Но прежде чем я скажу, по какой причине я участвовал в этих спорах и на какую именно тему я говорил, я скажу несколько слов об том, в чем меня обвиняют. В сущности, я еще не знаю доселе, в чем обвиняют меня. Мне объявили только, что я брал участие в общих разговорах у Петрашевского, говорил вольнодумно и что, наконец, прочел вслух литературную статью: "Переписку Белинского с Гоголем". Скажу от чистого сердца, что до сих пор для меня было всего на свете труднее - определить слово: вольнодумец, либерал. Что разуметь под этим словом? Человека, который говорит противузаконно? Но я видал таких людей, для которых признаться в том, что у них болит голова, - значит поступить противузаконно, и знаю, что есть и такие, которые готовы говорить на каждом перекрестке всё, что только в состоянии перемолоть их язык.

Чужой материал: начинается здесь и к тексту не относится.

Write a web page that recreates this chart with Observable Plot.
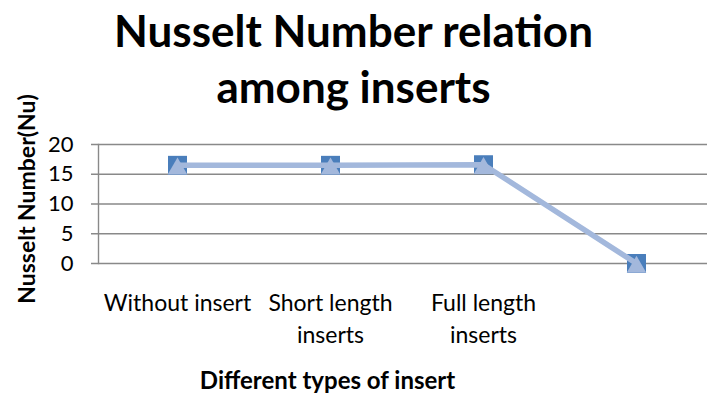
<!DOCTYPE html>
<html><head><meta charset="utf-8">
<script src="https://cdn.jsdelivr.net/npm/d3@7"></script>
<script src="https://cdn.jsdelivr.net/npm/@observablehq/plot@0.6"></script>
<style>
body{margin:0;background:#fff;}
#title{width:707px;height:118px;text-align:center;font-family:Lato,sans-serif;font-weight:bold;font-size:44px;line-height:56px;padding-top:2px;box-sizing:border-box;color:#000;white-space:pre-line;}
#chart svg{overflow:visible;}
</style></head><body>
<div id="title"></div><div id="chart"></div>
<script>
const titleLines = ["Nusselt Number relation", "among inserts"];
const categories = ["Without insert", "Short length inserts", "Full length inserts", ""];
const tickLabels = ["Without insert", "Short length\ninserts", "Full length\ninserts", ""];
const values = [16.5, 16.5, 16.6, 0];
const yTicks = [0, 5, 10, 15, 20];
const yLabel = "Nusselt Number(Nu)";
const xLabel = "Different types of insert";

document.getElementById("title").textContent = titleLines.join("\n");
const data = categories.map((c, i) => ({cat: c, v: values[i]}));
const grid = "#898989";
const dark = "#4a7ebb";
const light = "#a3b8dc";

const plot = Plot.plot({
  width: 707, height: 282,
  marginLeft: 98, marginRight: 0, marginTop: 26, marginBottom: 137,
  style: {fontFamily: "Lato, sans-serif", fontSize: "22px", color: "#000", overflow: "visible", background: "transparent"},
  x: {type: "point", domain: categories, range: [176, 637], padding: 0},
  y: {domain: [0, 20]},
  marks: [
    Plot.ruleY(yTicks, {stroke: grid, strokeWidth: 1.4, insetLeft: -7}),
    Plot.frame({anchor: "left", stroke: grid, strokeWidth: 1.4}),
    Plot.axisY({ticks: yTicks, tickSize: 0, tickPadding: 25, fontSize: 22, label: null}),
    Plot.axisX({tickSize: 0, tickPadding: 25, fontSize: 23, lineHeight: 1.39, label: null,
      tickFormat: d => tickLabels[categories.indexOf(d)]}),
    Plot.dot(data, {x: "cat", y: "v", symbol: "square", r: 10.7, fill: dark}),
    Plot.line(data, {x: "cat", y: "v", stroke: light, strokeWidth: 5.5}),
    Plot.dot(data, {x: "cat", y: "v", symbol: "triangle", r: 7.3, dy: 3.5, fill: light}),
    Plot.text([yLabel], {frameAnchor: "left", text: d => d, rotate: -90, dx: -71, dy: -5, fontSize: 23, fontWeight: "bold", textAnchor: "middle"}),
    Plot.text([xLabel], {frameAnchor: "bottom-left", text: d => d, dx: 229, dy: 125, fontSize: 24, fontWeight: "bold", textAnchor: "middle"})
  ]
});
document.getElementById("chart").appendChild(plot);
</script>
</body></html>
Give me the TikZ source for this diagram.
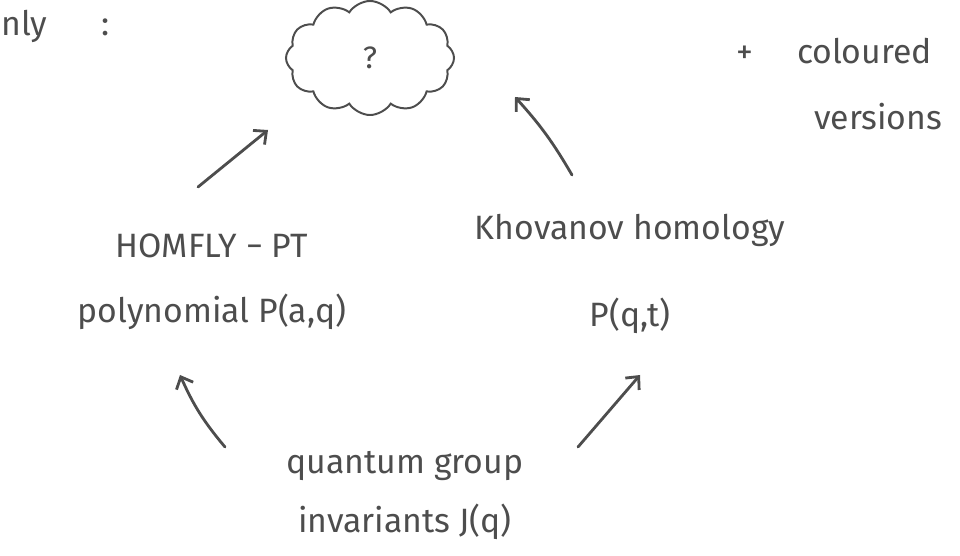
\documentclass[tikz,border=0pt]{standalone}
\usepackage{fontspec}
\setmainfont{Fira Sans}
\usetikzlibrary{shapes.symbols,arrows.meta,calc}
\definecolor{ink}{HTML}{4D4D4D}
\tikzset{
  label text/.style={text=ink, inner sep=0pt, font=\fontsize{24}{46}\selectfont, align=center},
  arr/.style={draw=ink, line width=2pt, line cap=round,
    -{Straight Barb[length=7pt,width=13pt,line width=2pt]}},
  puffy/.style={cloud, cloud puffs=12, cloud puff arc=115, cloud ignores aspect, draw=ink,
    line width=1.4pt, minimum width=4.2cm, minimum height=2.85cm, text=ink,
    font=\fontsize{22}{26}\selectfont}
}
\begin{document}
\begin{tikzpicture}[x=0.025cm, y=-0.025cm]
  \useasboundingbox (0,0) rectangle (960,556);

  % heading fragment and side note
  \node[label text, anchor=base west] (intro) at (1,36) {nly\hspace{1.6em}:};
  \node[label text, anchor=base west] (colour) at (736,64) {+\hspace{1.3em}coloured};
  \node[label text, anchor=base west] (vers) at (814,130) {versions};

  % the unknown object
  \node[puffy] (cloud) at (370,58) {?};

  % the three invariants
  \node[label text, anchor=north] (homfly) at (212,234) {HOMFLY − PT\\polynomial P(a,q)};
  \node[label text, anchor=north] (khov) at (630,214) {Khovanov homology\\[0.55cm]P(q,t)};
  \node[label text, anchor=north] (quant) at (405,451) {quantum group\\[-0.15cm]invariants J(q)};

  % arrows
  \draw[arr] ($(homfly.north)+(-14,-47)$) -- ($(cloud.center)+(-102,72)$);
  \draw[arr] ($(khov.north)+(-58,-39)$) to[bend right=6] ($(cloud.center)+(145,39)$);
  \draw[arr] ($(quant.north)+(-180,-4)$) to[bend left=8] ($(homfly.north)+(-32,141)$);
  \draw[arr] ($(quant.north)+(173,-4)$) -- ($(khov.north)+(10,161)$);
\end{tikzpicture}
\end{document}
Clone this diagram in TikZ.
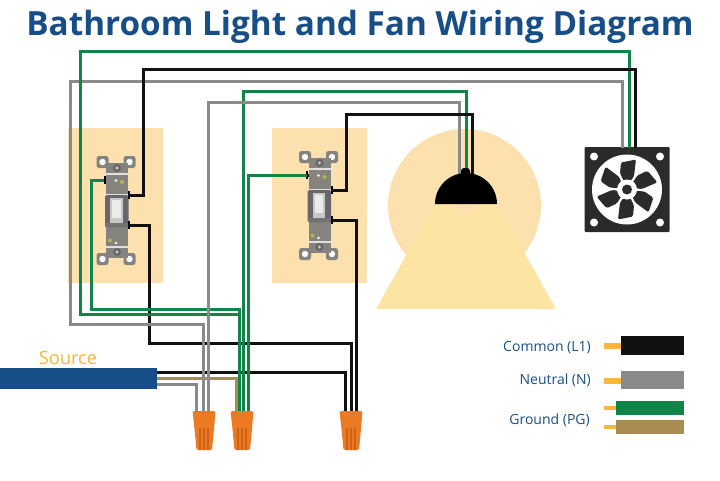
\documentclass[tikz,border=0pt]{standalone}
\usepackage{fontspec}
\setmainfont{Open Sans}
\definecolor{bfblue}{HTML}{174E87}
\definecolor{bforange}{HTML}{FDB53A}
\definecolor{bfpeach}{HTML}{FCE0AE}
\definecolor{bfyellow}{HTML}{FCE5A3}
\definecolor{bfgreen}{HTML}{118448}
\definecolor{bfgray}{HTML}{8A8A8A}
\definecolor{bfblack}{HTML}{111111}
\definecolor{bfbrown}{HTML}{A98C52}
\definecolor{bfdark}{HTML}{2B2B2B}
\definecolor{nutorange}{HTML}{EC7A22}
\definecolor{nutstripe}{HTML}{CF6119}
\definecolor{swgray}{HTML}{85837E}
\definecolor{swdark}{HTML}{68666A}
\tikzset{
  wire/.style={line width=3pt},
  wblack/.style={wire,bfblack},
  wgray/.style={wire,bfgray},
  wgreen/.style={wire,bfgreen},
  wbrown/.style={wire,bfbrown},
  plate/.style={fill=bfpeach,minimum width=95pt,minimum height=155pt,inner sep=0pt},
  swatch/.style={inner sep=0pt,minimum width=63pt,minimum height=19pt},
  stub/.style={bforange,line width=6pt},
  legend/.style={font=\fontsize{14}{16}\selectfont,text=bfblue,anchor=east,inner sep=0pt},
  wallswitch/.pic={
    % ears
    \foreach \ex/\ey in {-14.5/-48,12.5/-48,-14.5/49,12.5/49}{
      \fill[swgray,rounded corners=2.5pt] (\ex-6,\ey-6) rectangle (\ex+6,\ey+6);
      \fill[white] (\ex,\ey) circle (3.2pt);
    }
    % plates
    \fill[swgray] (-11,-47) rectangle (11,-15);
    \fill[swgray] (-11,17) rectangle (11,48);
    \fill[black!12] (-11,-36.8) rectangle (11,-35.2);
    \fill[black!12] (-11,36.2) rectangle (11,37.8);
    \fill[black!12] (-11,-16.5) rectangle (11,-15);
    % screws
    \fill[swdark] (0,-42) circle (4pt);
    \fill[black!20] (0,-42) circle (1.6pt);
    \fill[swdark] (0,42) circle (4pt);
    \fill[black!20] (0,42) circle (1.6pt);
    \fill[white] (-1,-29.5) circle (1.3pt);
    \fill[olive!60] (5,-28) circle (2pt);
    \fill[white] (-1,33) circle (1.3pt);
    \fill[olive!60] (-7,30.5) circle (2pt);
    % toggle
    \fill[swdark,rounded corners=1.5pt] (-12,-15) rectangle (11.5,17);
    \fill[black!22] (-7,-12) rectangle (5.5,15);
    \fill[black!8] (-5,-10) rectangle (3.5,8);
    \fill[black!55] (-12,13) rectangle (11.5,17);
    % terminals
    \coordinate (-grd) at (-13,-30);
    \coordinate (-up) at (12,-15);
    \coordinate (-low) at (12,15);
    \fill[black] (-17,-31.5) rectangle (-11,-28.5);
    \fill[black] (-13.5,-34) rectangle (-11.5,-26);
    \fill[black] (11,-19) rectangle (13,-11);
    \fill[black] (11,11) rectangle (13,19);
  },
  wirenut/.pic={
    \fill[nutorange,rounded corners=1.5pt] (-11.5,0) -- (11.5,0) -- (10,18) -- (8,39) -- (-7.5,39) -- (-9.5,18) -- cycle;
    \foreach \sx in {-4,0,4}{
      \fill[nutstripe] (\sx-0.9,17) rectangle (\sx+0.9,39);
    }
  }
}
\begin{document}
\begin{tikzpicture}[x=1pt,y=-1pt]
\useasboundingbox (0,0) rectangle (720,480);

% Title
\node[font=\fontsize{33.3}{38}\selectfont\bfseries,text=bfblue,inner sep=0pt] (title) at (360,27) {Bathroom Light and Fan Wiring Diagram};

% Switch backgrounds
\node[plate] (platea) at (115.5,205.5) {};
\node[plate] (plateb) at (319.5,205.5) {};

% Lamp glow and beam
\node[circle,fill=bfpeach,minimum size=153pt,inner sep=0pt] (glow) at (464.5,205.5) {};
\fill[bfyellow] (435,204) -- (497,204) -- (556,309) -- (376,309) -- cycle;
\fill[bfpeach] (454.5,204) arc (180:360:10.5pt);

% Source cable
\node[fill=bfblue,minimum width=157pt,minimum height=21pt,inner sep=0pt] (source) at (78.5,378.5) {};
\node[font=\fontsize{18.3}{22}\selectfont,text=bforange,inner sep=0pt] (sourcelabel) at (68,358) {Source};

% Fan body
\node[fill=bfdark,rounded corners=1pt,minimum size=85pt,inner sep=0pt] (fan) at (627,189.5) {};

% Wire ends
\coordinate (srcL) at (157,372);
\coordinate (srcE) at (157,378);
\coordinate (srcN) at (157,384);
\coordinate (fanN) at (622,148);
\coordinate (fanG) at (629,148);
\coordinate (fanL) at (635,148);
\coordinate (lampN) at (459.5,178);
\coordinate (lampG) at (466,172);
\coordinate (lampL) at (472,178);
\coordinate (nuta1) at (196,412);
\coordinate (nuta2) at (203,412);
\coordinate (nuta3) at (208,412);
\coordinate (nutb1) at (236,412);
\coordinate (nutb2) at (239.5,412);
\coordinate (nutb3) at (243.5,412);
\coordinate (nutb4) at (248,412);
\coordinate (nutc1) at (345,412);
\coordinate (nutc2) at (351,412);
\coordinate (nutc3) at (356,412);

% Switches
\pic (swa) at (117,210) {wallswitch};
\pic (swb) at (319.5,205) {wallswitch};

% Black wires below
\draw[wblack] (srcL) -| (nutc1);
\draw[wblack] (swa-low) -- (149,225) -- (149,343) -- (351,343) -- (nutc2);
\draw[wblack] (swb-low) -| (nutc3);
\draw[wbrown] (srcE) -| (nutb1);

% Neutral and ground
\draw[wgray] (srcN) -| (nuta1);
\draw[wgray] (fanN) |- (70,81) -- (70,324) -| (nuta2);
\draw[wgreen] (fanG) |- (80,51) -- (80,314.5) -| (nutb2);
\draw[wgreen] (swa-grd) -- (91,180) -- (91,309.5) -| (nutb2);
\draw[wgreen] (lampG) |- (243.5,91) -- (nutb3);
\draw[wgreen] (swb-grd) -| (nutb4);
\draw[wgray] (lampN) |- (208,102) -- (nuta3);

% Black wires above
\draw[wblack] (fanL) |- (143,69) |- (swa-up);
\draw[wblack] (lampL) |- (346,114) |- (swb-up);

% Lamp shade
\fill[black] (435,204) arc (180:0:31pt) -- cycle;
\fill[black,rounded corners=3pt] (461,178) -- (461,168) -- (470,168) -- (470,178) -- cycle;

% Fan face
\fill[white] (fan.center) circle (35pt);
\foreach \hx/\hy in {-33/-33,33/-33,-33/33,33/33}{
  \fill[white] ([xshift=\hx pt,yshift=\hy pt]fan.center) circle (4pt);
}
\begin{scope}[shift={(627,189.5)}]
\foreach \a in {0,60,...,300}{
  \fill[bfdark,rotate=\a,rounded corners=1.5pt] (-3,-8) -- (-7,-16) -- (-6,-27) -- (9,-30) -- (7,-13) -- (3,-8) -- cycle;
}
\end{scope}
\fill[white] (fan.center) circle (10pt);
\fill[bfdark] (fan.center) circle (5pt);

% Wire nuts
\pic (nuta) at (204,411) {wirenut};
\pic (nutb) at (242,411) {wirenut};
\pic (nutc) at (351,411) {wirenut};

% Legend
\node[legend] (lgcommon) at (591,347.5) {Common (L1)};
\node[legend] (lgneutral) at (591,380.5) {Neutral (N)};
\node[legend] (lgground) at (590,420.5) {Ground (PG)};
\node[swatch,fill=bfblack] (swcommon) at (652.5,345.5) {};
\node[swatch,fill=bfgray,minimum height=18pt] (swneutral) at (652.5,380) {};
\node[swatch,fill=bfgreen,minimum width=68pt,minimum height=14pt] (swgreen) at (650,408) {};
\node[swatch,fill=bfbrown,minimum width=68pt,minimum height=14pt] (swbrown) at (650,427) {};
\coordinate (stubc) at (604,346);
\coordinate (stubn) at (604,380.5);
\coordinate (stubg) at (604,408);
\coordinate (stubb) at (604,427);
\draw[stub] (stubc) -- (stubc -| swcommon.west);
\draw[stub] (stubn) -- (stubn -| swneutral.west);
\draw[stub,line width=4pt] (stubg) -- (swgreen.west);
\draw[stub,line width=4pt] (stubb) -- (swbrown.west);
\end{tikzpicture}
\end{document}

Кто видел в моей душе? Кто определил ту степень вероломства, вреда и бунта, в котором меня обвиняют? По какому масштабу сделано это определение? Moжет быть, судят по нескольким словам, сказанным мною у Петрашевского. Я говорил три раза, два раза я говорил о литературе и один раз о предмете вовсе неполитическом об личности и об человеческом эгоизме. Не припомню чтоб было что-нибудь политического и вольнодумного в словах моих. Не припомню, чтоб я когда-нибудь высказался весь, каков я на самом деле у Петрашевского. Но я знаю себя, и если основывают обвинение на нескольких словах, схваченных налету и записанных на клочке бумаги, то я не боюсь даже и такого обвинения хотя оно самое опасное, ибо ничего нет губительнее сбивчивее и несправедливее нескольких слов, вырванных бог знает откудова, относящихся бог знает к чему, подслушанных наскоро, понятых наскоро, а всего чаще вовсе непонятых, записанных наскоро. Но повторяю я знаю себя и не боюсь даже и такого обвинения.